The mercury soared in locations across the country yesterday as Aboyne, in Aberdeenshire, reached 27.2C, with Edinburgh hitting 24C ahead of this weekend’s Edinburgh marathon.
Glasgow also experienced a rising temperature, with 23.4C recorded on Thursday afternoon.
Experts have since predicted the skyrocketing temperatures could break May records in some areas today, with parts of the country forecast to be as warm as 30C.
The current record for May heat is 30.9C, recorded in Inverailort in the Highlands in 2012.
However, the ‘mini-heatwave’ is only expected to last until Saturday afternoon, as rain and thunderstorms move across the UK, cooling temperatures down for Sunday and later next week.
Temperatures in Edinburgh peaked at 24.1C on Thursday afternoon, with revellers congregating on Portobello beach and in Princes Street Gardens to enjoy the sunshine as the capital surpassed temperatures in Lanzarote and Cape Town, while Glasgow Green was swamped with people soaking up the sunshine.
A Met office spokesperson said: “The reason for the warm weather is an area of high pressure out towards the east of the UK.
“It’s allowing warm and humid air to be dragged up from the south, helping temperatures climb high.
“Through this evening there won’t be a great deal of change, plenty of evening sunshine and it is going to stay quite warm.
“It should be a mild and humid start to Friday and temperatures should do well again, getting into the mid to high 20s, perhaps even as high as 30C across parts of Scotland.”

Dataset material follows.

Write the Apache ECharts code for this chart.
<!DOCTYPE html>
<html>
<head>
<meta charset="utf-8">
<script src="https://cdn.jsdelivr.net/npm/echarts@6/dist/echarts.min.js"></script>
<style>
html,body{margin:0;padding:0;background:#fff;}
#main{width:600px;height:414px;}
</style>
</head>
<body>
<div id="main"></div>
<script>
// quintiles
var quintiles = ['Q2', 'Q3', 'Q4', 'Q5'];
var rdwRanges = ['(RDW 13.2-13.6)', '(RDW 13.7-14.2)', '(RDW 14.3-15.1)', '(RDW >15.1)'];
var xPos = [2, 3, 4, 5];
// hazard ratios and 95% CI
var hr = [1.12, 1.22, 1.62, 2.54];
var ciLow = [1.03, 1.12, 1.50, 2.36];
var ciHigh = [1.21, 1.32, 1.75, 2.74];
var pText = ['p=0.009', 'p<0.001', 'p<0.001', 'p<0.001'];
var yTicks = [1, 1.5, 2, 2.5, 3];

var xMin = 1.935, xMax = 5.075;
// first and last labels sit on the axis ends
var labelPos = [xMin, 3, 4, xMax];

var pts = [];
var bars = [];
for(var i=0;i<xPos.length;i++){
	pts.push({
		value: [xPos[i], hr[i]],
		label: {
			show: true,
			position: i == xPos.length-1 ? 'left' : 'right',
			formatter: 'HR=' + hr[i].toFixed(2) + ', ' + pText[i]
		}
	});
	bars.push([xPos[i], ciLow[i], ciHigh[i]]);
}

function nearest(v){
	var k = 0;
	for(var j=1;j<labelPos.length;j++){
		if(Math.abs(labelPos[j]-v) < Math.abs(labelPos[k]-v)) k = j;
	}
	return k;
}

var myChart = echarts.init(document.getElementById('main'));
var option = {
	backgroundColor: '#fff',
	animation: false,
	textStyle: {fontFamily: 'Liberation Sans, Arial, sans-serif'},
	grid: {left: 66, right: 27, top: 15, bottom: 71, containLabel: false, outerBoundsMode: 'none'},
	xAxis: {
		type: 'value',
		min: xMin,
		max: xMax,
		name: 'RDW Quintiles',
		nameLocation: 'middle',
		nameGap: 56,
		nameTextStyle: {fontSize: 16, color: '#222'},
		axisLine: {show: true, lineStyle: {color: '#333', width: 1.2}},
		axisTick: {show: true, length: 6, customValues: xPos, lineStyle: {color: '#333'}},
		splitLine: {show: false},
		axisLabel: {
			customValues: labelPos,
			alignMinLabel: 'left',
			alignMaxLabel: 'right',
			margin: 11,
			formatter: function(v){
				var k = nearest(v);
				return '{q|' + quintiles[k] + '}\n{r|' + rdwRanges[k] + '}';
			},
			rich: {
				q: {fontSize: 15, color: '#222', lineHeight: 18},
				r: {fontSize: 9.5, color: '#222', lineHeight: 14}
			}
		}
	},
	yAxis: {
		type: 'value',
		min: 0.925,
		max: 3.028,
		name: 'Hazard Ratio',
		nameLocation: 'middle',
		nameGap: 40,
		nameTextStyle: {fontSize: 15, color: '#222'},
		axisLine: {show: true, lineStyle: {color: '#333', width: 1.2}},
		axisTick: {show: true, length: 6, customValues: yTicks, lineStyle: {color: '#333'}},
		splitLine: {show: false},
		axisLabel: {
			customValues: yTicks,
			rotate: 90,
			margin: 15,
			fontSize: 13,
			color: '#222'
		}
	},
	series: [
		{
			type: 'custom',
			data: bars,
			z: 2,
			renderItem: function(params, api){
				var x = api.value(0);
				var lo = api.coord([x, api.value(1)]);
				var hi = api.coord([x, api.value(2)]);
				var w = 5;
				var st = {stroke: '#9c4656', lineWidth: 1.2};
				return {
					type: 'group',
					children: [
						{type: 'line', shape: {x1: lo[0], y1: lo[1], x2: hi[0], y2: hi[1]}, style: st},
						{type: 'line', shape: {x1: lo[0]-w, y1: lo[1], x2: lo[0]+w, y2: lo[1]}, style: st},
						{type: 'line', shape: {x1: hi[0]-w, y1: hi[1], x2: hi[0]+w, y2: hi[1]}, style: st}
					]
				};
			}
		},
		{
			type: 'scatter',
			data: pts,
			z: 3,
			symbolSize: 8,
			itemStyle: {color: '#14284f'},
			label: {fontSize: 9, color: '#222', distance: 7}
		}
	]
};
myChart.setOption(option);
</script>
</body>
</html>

The soaring temperatures come just a month after Edinburgh suffered its driest April on record as a paltry 4mm of rain fell at the Royal Botanic Garden - the lowest level of rain since records began in 1959.
However, the Met Office warned a series of severe downpours and thunderstorms was set to follow the warm spell, hitting the west coast first before moving across the rest of the country.
Temperatures are expected to drop down to an average of 21C on Sunday before falling again on Monday to around 18C.